- From: Brian Manthos <brianman@microsoft.com>
- Date: Tue, 20 Sep 2011 23:52:09 +0000
- To: Tab Atkins Jr. <jackalmage@gmail.com>
- CC: "www-style@w3.org" <www-style@w3.org>
Ah, you're close. You almost understand my point... hopefully I can close the deal this round.
You are correct that the cover example should render differently for that example *because* the PNG file doesn't have additional art from which to paint the "extend"ed surface.
Even so, they should render similarly -- and extend should allow for spreading the edge pixels of raster art.
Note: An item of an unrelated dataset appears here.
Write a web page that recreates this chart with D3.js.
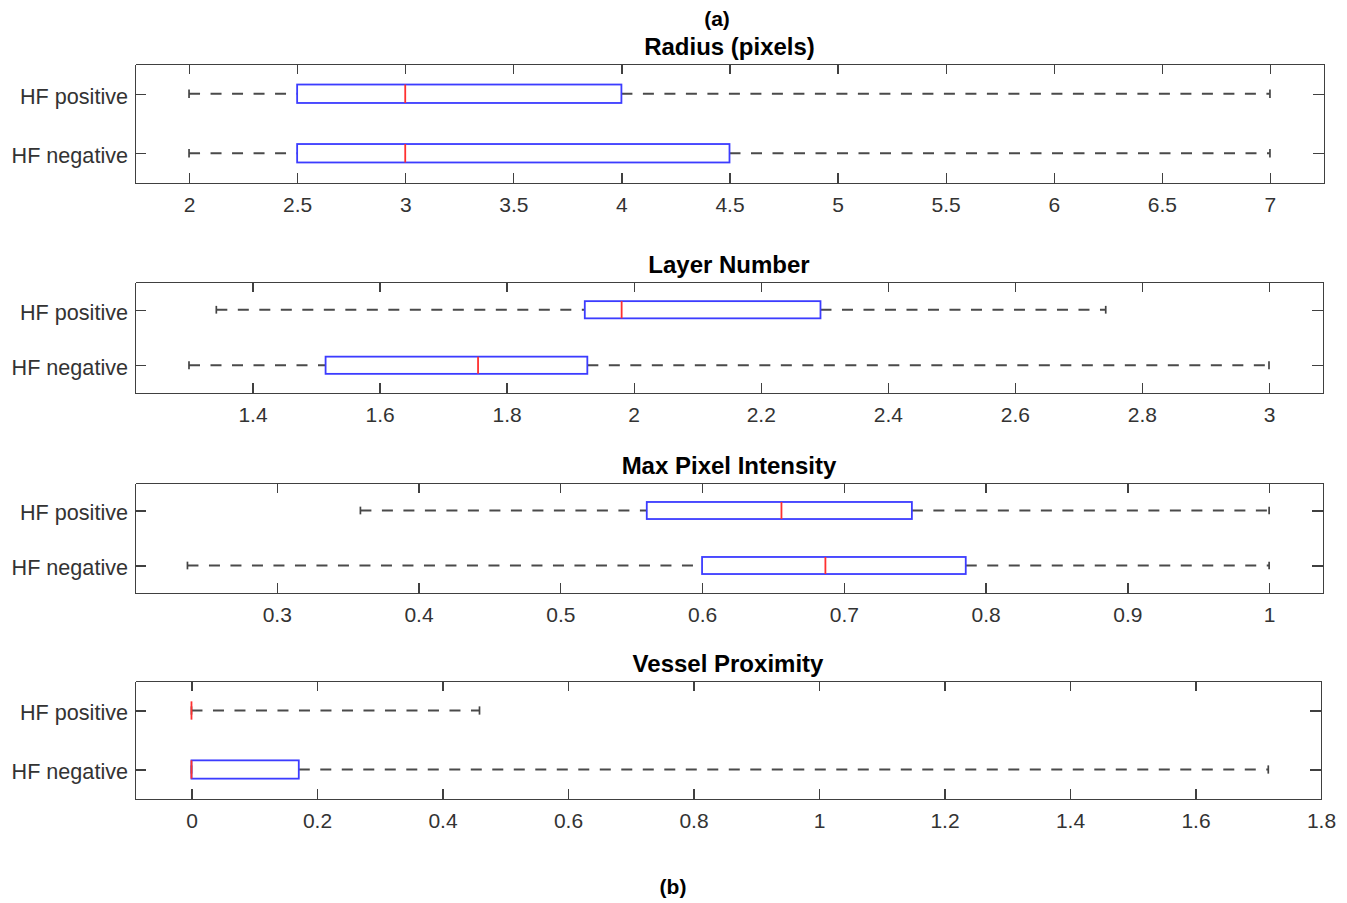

Maybe another example and ASCII art will help...
Example 3:
div {
background-color: yellow;
width: 500px;
height: 500px;
background-size: 3px 3px;
background-repeat: extend;
}
div:nth-child(1) {
background-image: radial-gradient(cover, red, blue);
}
div:nth-child(2) {
background-image: url(radial-gradient-cover-red-blue.png);
}
div:nth-child(3) {
width: 3px;
height: 3px;
}
The PNG art should looks something like...
BPB B=Blue
PRP P=Purple
BPB R=Red
And the 3rd DIV should look the same.
My understanding of your proposal is that the middle row of pixels in the 1st DIV should be {blue, purple, red, purple, blue}.
I'm arguing that the middle row of pixels in the 2nd DIV should be {purple, red, purple}, not {yellow, purple, red, purple, yellow}.
-----Original Message-----
From: Tab Atkins Jr. [mailto:jackalmage@gmail.com]
Sent: Tuesday, September 20, 2011 3:56 PM
To: Brian Manthos
Cc: www-style@w3.org
Subject: Re: [cssN backgrounds] background-repeat: extend;
On Tue, Sep 20, 2011 at 3:33 PM, Brian Manthos <brianman@microsoft.com> wrote:
> From: Tab Atkins Jr. [mailto:jackalmage@gmail.com]
>> On Tue, Sep 20, 2011 at 2:04 PM, Brian Manthos <brianman@microsoft.com> wrote:
>>> Ok, let me give you a simpler example.
>>>
>>> Why should these render differently?
>>>
>>> div {
>>> width: 500px;
>>> height: 500px;
>>> background-size: 50px 50px;
>>> background-repeat: extend;
>>> }
>>> div:nth-child(1) {
>>> background-image: radial-gradient(cover, red, blue);
>>> }
>>> div:nth-child(2) {
>>> background-image: url(radial-gradient-cover-red-blue.png);
>>> }
>>>
>>> For browsers and platforms that support "background-repeat: extend;" (someday) but can't or won't support radial-gradient, this would be a very useful consistency to have in CSS.
>>
>> I'll assume you meant 'contain' on the radial-gradient(), because
>> otherwise the answer is trivial.
>>
>> There's no particular reason for them to render differently, but
>> neither is there any particular reason for them to render the same.
>> I'm ambivalent on the matter.
>
> No, I meant cover. Contain is a much simpler case that can be simulated with a solid background-color outside the image rect.
Oh, well then that's a very simple answer. The browser has no idea
that the jpg is of a radial gradient, and can't possibly extrapolate
in the same way that it can with the radial-gradient() function.